Online Program

Genome-wide association studies for predicting hypertension: Comparing Support Vector Machines and Permanental Classification

*Hsin-Hsiung Huang, Mr. 
Jie Yang, Prof. 

Keywords: hypertension, SNP, genotype, phenotype, SVM, permanental classification

Background: Genetic Analysis Workshop 18 (GAW18) provides genome-wide association study (GWAS) data of 1043 individuals are from 20 Mexican American pedigrees enriched for type 2 diabetes from San Antonio, Texas. The data are longitudinal, with three measurements at four time intervals (1981 to 1996, 1997 to 2000, 1998 to 2006 and 2009 to 2011). Since there are missing observations in the original phenotype data, GAW18 also provide 200 replicates of simulated data which consist of 849 individuals who have hypertension status, GWAS genotypes (SNPs), age, sex, smoking status, parents and pedigree information.

Methods: In our analysis, we use the GWAS data of Chromosome 3 and the simulated phenotype data. The GWAS of Chromosome 3 contains 65519 single-nucleotide polymorphisms (SNPs). The goal of our analysis is to predict whether people will have hypertension. Hence, we use the simulated data. We choose different numbers of SNPs and compare the corresponding prediction error rates. We also compare the performance of support vector machines (SVM) and the newly developed permanental classification (PC) method given different number of significant single-nucleotide polymorphisms (SNP). that are selected by logistic regression. In the second step, we use the significant SNPs with support vector machines (SVM) and a newly developed permanental classification (PC) methods for prediction purpose. We also find rare variants and investigate their impact on prediction.

Results: We use the genotype SNPs and covariates Smoke, Age, Sex, interaction of Age and Sex, Mother, Father, Pedigree chosen by logistic regression for SVM and PC. The numbers of SNPs used for SVM and PC are 0, 5, 10, 15, 20, 50, 100 and 200. Without using SNPs, the error rates of SVM and PC are 24% and 26% respectively, while using the 100 significant SNPs the prediction error rates of SVM and PC are both reducing to 12%. Moreover, the rare variants only provide small improvements (1~2%) for prediction. Our results show that SVM and PC both outperform logistic regression, while SVM and PC are comparable in predicting hypertension status.

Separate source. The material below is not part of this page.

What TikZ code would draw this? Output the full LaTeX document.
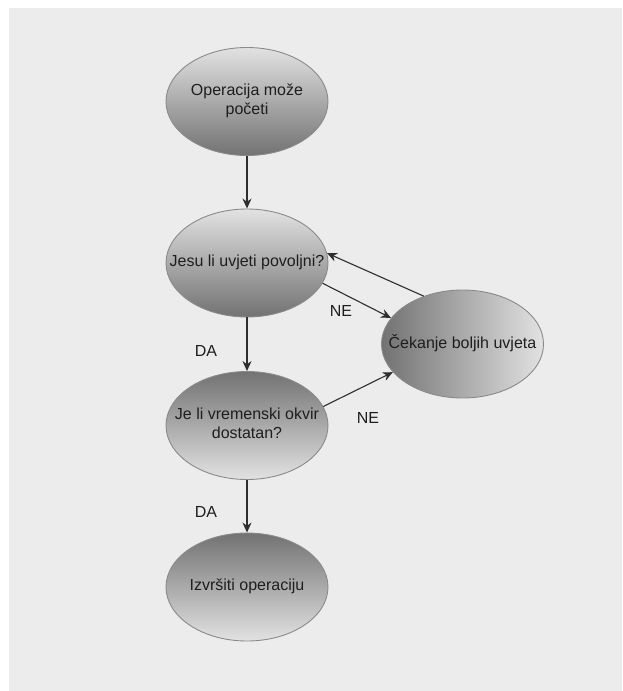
\documentclass[tikz,border=0pt]{standalone}
\usepackage{fontspec}
\setmainfont{Liberation Sans}
\usetikzlibrary{shapes.geometric,arrows.meta}
\definecolor{pozadina}{HTML}{ECECEC}
\definecolor{svijetla}{HTML}{E2E2E2}
\definecolor{tamna}{HTML}{727272}
\definecolor{rub}{HTML}{8A8A8A}
\definecolor{crta}{HTML}{2E2E2E}
\definecolor{tekst}{HTML}{1E1E1E}
\newcommand\velikifont{\fontsize{16}{19}\selectfont}
% tekst bez sirine, da elipsa ostane zadane velicine
\newcommand\utekst[1]{\makebox[0pt]{\begin{tabular}{@{}c@{}}#1\end{tabular}}}

\begin{document}
\begin{tikzpicture}[x=1pt,y=-1pt,
    stanje/.style={ellipse,draw=rub,line width=0.9pt,minimum width=162pt,minimum height=108pt,
      inner sep=0pt,text=tekst,font=\velikifont},
    svijetlo/.style={stanje,top color=svijetla,bottom color=tamna},
    tamno/.style={stanje,top color=tamna,bottom color=svijetla},
    strelica/.style={draw=crta,line width=1.1pt,-{Stealth[length=10pt,width=9pt]}},
    oznaka/.style={text=tekst,font=\velikifont}]
      \useasboundingbox (0,0) rectangle (622,691);
      \fill[pozadina] (9,8) rectangle (622,691);

      % stanja
      \node[svijetlo] (start) at(247,101.5) {\utekst{Operacija može\\početi}};
      \node[svijetlo] (uvjeti) at(247,263) {\utekst{Jesu li uvjeti povoljni?}};
      \node[stanje,left color=tamna,right color=svijetla] (cekanje) at(462.5,344) {\utekst{Čekanje boljih uvjeta}};
      \node[tamno] (okvir) at(247,425.5) {\utekst{Je li vremenski okvir\\dostatan?}};
      \node[tamno] (izvrsi) at(247,587) {\utekst{Izvršiti operaciju}};

      % prijelazi
      \draw[strelica] (start) -- (uvjeti);
      \draw[strelica] (uvjeti.-15) -- (cekanje.160);
      \draw[strelica] (cekanje.129) -- (uvjeti.7);
      \draw[strelica] (uvjeti) -- (okvir);
      \draw[strelica] (okvir.14) -- (cekanje.202);
      \draw[strelica] (okvir) -- (izvrsi);

      \node[oznaka] (ne1) at(341,311) {NE};
      \node[oznaka] (da1) at(206,351) {DA};
      \node[oznaka] (ne2) at(368,418) {NE};
      \node[oznaka] (da2) at(206,512) {DA};
\end{tikzpicture}
\end{document}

Conclusion: The significant common variants of SNPs are highly correlated with hypertension, so they help predict hypertension. Since rare variants only occur in some specific families, we may use them to find which SNPs may cause hypertension for some particular families. Collapsing methods that create dummy variables indicating the presence of every rare variant in a gene can be more powerful and many different such approaches are in the literature. Moreover, the error rates of SVM and PC are both close 12% when using 100 or 200 most significant SNPs. The testing error rate increases a little bit for SVM and the testing error rate decreases for PC, when the most significant 200 SNPs are used as predictors. This implies that over-fitting occurs for SVM in this situation.